Additionally, developers leveraging the cloud are making increasing use of cloud native approaches, such as containers and serverless “functions as a service” architectures. 

These changes have implications for security. 41% of teams adopting cloud native approaches confirmed that doing so has increased their security complexity. Cloud native approaches also require teams to add additional security expertise and introduce additional security training. Cloud native also necessitates the adoption of new security tooling and methodologies, such as a “Shift Left” approach.

But while building and running applications in the cloud brings new security challenges, teams using this approach are experiencing fewer serious security incidents. The next two big takeaways from the report help explain why. 

Developers are taking ownership of cloud security

Who owns cloud security? Depending on who you ask, you’re likely to get a different answer. While IT owns cloud security in roughly half of all organisations, 42% of cloud engineers say that their team is primarily responsible for cloud security. However,  only 19% of security professionals agree that engineering teams are doing that work. 

This may be explained by the fact that cloud engineers are investing significant time and effort into cloud security tasks, and they’re often looking for ways to automate and streamline these processes. The adoption of infrastructure as code for deploying and managing cloud environments provides engineers with the opportunity to find and fix issues in development rather than post-deployment, when remediations require more time and resources.

Developers control the cloud computing infrastructure itself because the cloud is fully software-defined. When they build applications in the cloud, they’re also building the infrastructure for applications instead of buying a pile of infrastructure and adding apps. That is a coding process using Infrastructure as Code (IaC), and developers own that process. 

Infrastructure as code security delivers a big ROI 

IaC security is a huge win — not just for reducing the rate of misconfiguration, but for improving engineering team productivity and speed of deployments. Inefficient cloud security processes often become the rate-limiting factor for how fast teams can go in the cloud, and IaC security delivers significant improvements in speed and productivity. 

The median reduction in the rate of misconfiguration in running cloud environments resulting from IaC security pre-deployment is 70%. While IaC security can’t prevent all runtime misconfigurations, a 70% drop is significant, and can lower the risk for organisations substantially.

That decrease in the number of misconfigurations also has a direct impact on cloud engineering productivity.  Because these teams can reduce the amount of time they need to invest in managing and remediating problems, they can spend more time building and adding value to the organisation. 

What effective cloud security teams are doing

A clear majority of cloud security and engineering professionals believe that the risk of a cloud data breach at their organisation will increase over the next year, with only 20% expecting risks to decrease.

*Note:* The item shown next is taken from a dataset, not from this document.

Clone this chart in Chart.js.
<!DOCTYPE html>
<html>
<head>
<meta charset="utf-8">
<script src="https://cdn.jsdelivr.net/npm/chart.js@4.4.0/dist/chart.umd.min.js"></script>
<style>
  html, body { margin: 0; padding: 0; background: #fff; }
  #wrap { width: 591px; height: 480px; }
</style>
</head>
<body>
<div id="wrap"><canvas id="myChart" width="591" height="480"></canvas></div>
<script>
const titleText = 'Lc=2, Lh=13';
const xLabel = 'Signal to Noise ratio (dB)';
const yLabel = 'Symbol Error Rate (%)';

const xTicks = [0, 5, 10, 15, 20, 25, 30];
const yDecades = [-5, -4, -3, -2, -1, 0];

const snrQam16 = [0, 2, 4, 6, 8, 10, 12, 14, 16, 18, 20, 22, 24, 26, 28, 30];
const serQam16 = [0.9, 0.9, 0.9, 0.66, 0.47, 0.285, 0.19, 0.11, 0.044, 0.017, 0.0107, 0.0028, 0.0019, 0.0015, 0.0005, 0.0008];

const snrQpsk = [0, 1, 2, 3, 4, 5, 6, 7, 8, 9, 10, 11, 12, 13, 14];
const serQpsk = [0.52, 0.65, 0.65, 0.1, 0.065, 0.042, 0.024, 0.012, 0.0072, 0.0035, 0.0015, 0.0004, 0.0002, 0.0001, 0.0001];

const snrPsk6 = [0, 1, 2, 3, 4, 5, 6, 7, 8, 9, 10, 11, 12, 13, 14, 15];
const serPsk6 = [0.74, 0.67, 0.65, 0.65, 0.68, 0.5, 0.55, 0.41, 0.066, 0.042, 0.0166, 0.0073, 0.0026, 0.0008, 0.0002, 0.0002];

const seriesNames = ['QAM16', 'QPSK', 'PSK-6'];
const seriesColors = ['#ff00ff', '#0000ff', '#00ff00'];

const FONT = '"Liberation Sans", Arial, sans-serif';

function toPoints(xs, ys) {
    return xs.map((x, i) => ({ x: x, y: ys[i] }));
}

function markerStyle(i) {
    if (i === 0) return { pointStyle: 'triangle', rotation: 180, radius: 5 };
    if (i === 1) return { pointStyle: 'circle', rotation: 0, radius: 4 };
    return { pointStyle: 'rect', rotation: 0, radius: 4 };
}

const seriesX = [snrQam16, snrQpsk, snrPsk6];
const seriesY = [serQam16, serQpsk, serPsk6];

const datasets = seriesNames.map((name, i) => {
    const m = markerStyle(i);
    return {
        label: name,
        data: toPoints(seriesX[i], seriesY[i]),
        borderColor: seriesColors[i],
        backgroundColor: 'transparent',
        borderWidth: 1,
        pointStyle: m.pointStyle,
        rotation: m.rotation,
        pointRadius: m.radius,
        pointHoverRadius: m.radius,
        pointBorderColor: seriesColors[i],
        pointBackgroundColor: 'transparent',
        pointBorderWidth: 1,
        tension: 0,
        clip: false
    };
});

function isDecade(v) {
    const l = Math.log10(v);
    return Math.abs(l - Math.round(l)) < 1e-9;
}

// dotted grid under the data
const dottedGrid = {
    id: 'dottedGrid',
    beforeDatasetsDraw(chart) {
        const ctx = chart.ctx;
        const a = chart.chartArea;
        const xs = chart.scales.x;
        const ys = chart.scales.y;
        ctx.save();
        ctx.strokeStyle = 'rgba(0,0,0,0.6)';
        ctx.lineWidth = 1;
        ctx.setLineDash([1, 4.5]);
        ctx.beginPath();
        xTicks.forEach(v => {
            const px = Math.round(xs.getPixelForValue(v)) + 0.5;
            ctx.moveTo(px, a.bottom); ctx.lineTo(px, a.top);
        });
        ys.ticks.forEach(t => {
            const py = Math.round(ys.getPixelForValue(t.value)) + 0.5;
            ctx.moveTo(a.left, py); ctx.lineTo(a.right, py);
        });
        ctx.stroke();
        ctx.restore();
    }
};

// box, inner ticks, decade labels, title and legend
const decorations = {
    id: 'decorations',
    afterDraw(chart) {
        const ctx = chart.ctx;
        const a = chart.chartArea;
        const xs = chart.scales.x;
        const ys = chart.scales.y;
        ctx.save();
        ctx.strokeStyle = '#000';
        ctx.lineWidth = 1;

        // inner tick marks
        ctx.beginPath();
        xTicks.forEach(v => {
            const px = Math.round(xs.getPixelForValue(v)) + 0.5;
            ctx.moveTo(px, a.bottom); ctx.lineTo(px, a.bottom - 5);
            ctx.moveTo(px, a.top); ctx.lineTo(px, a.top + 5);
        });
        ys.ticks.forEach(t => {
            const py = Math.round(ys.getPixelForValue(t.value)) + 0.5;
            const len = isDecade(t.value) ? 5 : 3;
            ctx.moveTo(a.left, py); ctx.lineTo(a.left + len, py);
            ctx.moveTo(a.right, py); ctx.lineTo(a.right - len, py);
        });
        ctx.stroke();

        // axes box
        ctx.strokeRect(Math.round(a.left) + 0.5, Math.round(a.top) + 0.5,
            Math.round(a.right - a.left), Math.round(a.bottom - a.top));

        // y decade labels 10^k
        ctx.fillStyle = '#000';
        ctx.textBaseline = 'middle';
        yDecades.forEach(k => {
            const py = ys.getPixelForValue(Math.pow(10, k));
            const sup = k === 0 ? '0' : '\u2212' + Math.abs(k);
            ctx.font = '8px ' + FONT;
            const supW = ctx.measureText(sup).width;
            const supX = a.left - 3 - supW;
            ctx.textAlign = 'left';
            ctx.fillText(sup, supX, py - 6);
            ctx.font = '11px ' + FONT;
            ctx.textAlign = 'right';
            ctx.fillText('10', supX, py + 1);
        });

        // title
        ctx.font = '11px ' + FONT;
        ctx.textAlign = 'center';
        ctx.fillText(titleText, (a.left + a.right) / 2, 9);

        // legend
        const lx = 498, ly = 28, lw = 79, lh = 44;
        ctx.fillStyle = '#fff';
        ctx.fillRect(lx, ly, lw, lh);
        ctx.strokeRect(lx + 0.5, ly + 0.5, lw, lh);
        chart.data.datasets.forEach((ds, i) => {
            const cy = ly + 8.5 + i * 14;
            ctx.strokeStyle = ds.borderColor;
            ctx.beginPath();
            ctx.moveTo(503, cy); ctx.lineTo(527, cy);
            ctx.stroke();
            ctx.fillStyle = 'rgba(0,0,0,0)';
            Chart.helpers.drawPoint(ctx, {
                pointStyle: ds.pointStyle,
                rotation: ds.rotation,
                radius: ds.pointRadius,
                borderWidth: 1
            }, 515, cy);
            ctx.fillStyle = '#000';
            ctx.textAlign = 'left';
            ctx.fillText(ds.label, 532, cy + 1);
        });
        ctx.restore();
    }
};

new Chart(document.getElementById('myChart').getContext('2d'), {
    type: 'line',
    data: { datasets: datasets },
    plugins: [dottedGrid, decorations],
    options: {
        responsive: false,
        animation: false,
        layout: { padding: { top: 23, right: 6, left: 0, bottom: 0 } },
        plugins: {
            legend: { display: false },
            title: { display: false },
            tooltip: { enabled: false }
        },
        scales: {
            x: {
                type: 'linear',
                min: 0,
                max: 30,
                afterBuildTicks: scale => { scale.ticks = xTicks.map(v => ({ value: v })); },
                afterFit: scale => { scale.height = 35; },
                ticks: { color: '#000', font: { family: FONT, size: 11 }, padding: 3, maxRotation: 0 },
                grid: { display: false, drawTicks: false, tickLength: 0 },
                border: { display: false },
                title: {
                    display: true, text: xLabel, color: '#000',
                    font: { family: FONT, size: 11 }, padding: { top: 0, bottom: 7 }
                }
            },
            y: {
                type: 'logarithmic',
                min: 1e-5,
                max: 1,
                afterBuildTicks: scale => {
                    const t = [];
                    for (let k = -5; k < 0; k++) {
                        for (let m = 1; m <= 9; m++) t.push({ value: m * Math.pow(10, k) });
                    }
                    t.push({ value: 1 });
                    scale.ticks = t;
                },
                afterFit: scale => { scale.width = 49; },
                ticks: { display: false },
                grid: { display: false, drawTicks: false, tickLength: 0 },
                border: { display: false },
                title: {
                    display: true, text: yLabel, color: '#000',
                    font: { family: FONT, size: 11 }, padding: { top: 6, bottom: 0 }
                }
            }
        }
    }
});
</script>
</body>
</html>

Effective cloud security requires preventing misconfigurations and architectural design vulnerabilities that make cloud attacks possible. Success requires focusing on these five  fundamental areas: 

  1. Know your environment. Maintain awareness of the configuration state of your cloud environment in full context with the applications it runs and the SDLC used to develop, deploy, and manage it. 
  • Focus on prevention and secure design. Prevent the conditions that make cloud breaches possible, including resource misconfigurations and architectural design flaws. You can’t rely on the ability to detect and prevent attacks in progress. 
  • Empower cloud developers to build and operate securely. When engineers develop secure infrastructure as code, they can avoid time-consuming remediations and rework later, while delivering secure infrastructure faster.
  • Align and automate with policy as code (PaC): If your security policies are expressed only in human language, they might as well not exist at all. With PaC, you can express policies in a language other programs can use to validate correctness, and you’ll align all stakeholders to operate under a single source of trust on security policy.  
  • Measure what matters: identify what matters the most, be it reducing the rate of misconfiguration, speeding up approval processes, or improving team productivity. Security teams should establish security baselines, set goals, measure progress, and be ready to demonstrate the security of their cloud environment at any time.

Following these five steps enables security and engineering teams to work together to operationalise cloud security, which reduces risk, accelerates innovation, and improves team productivity.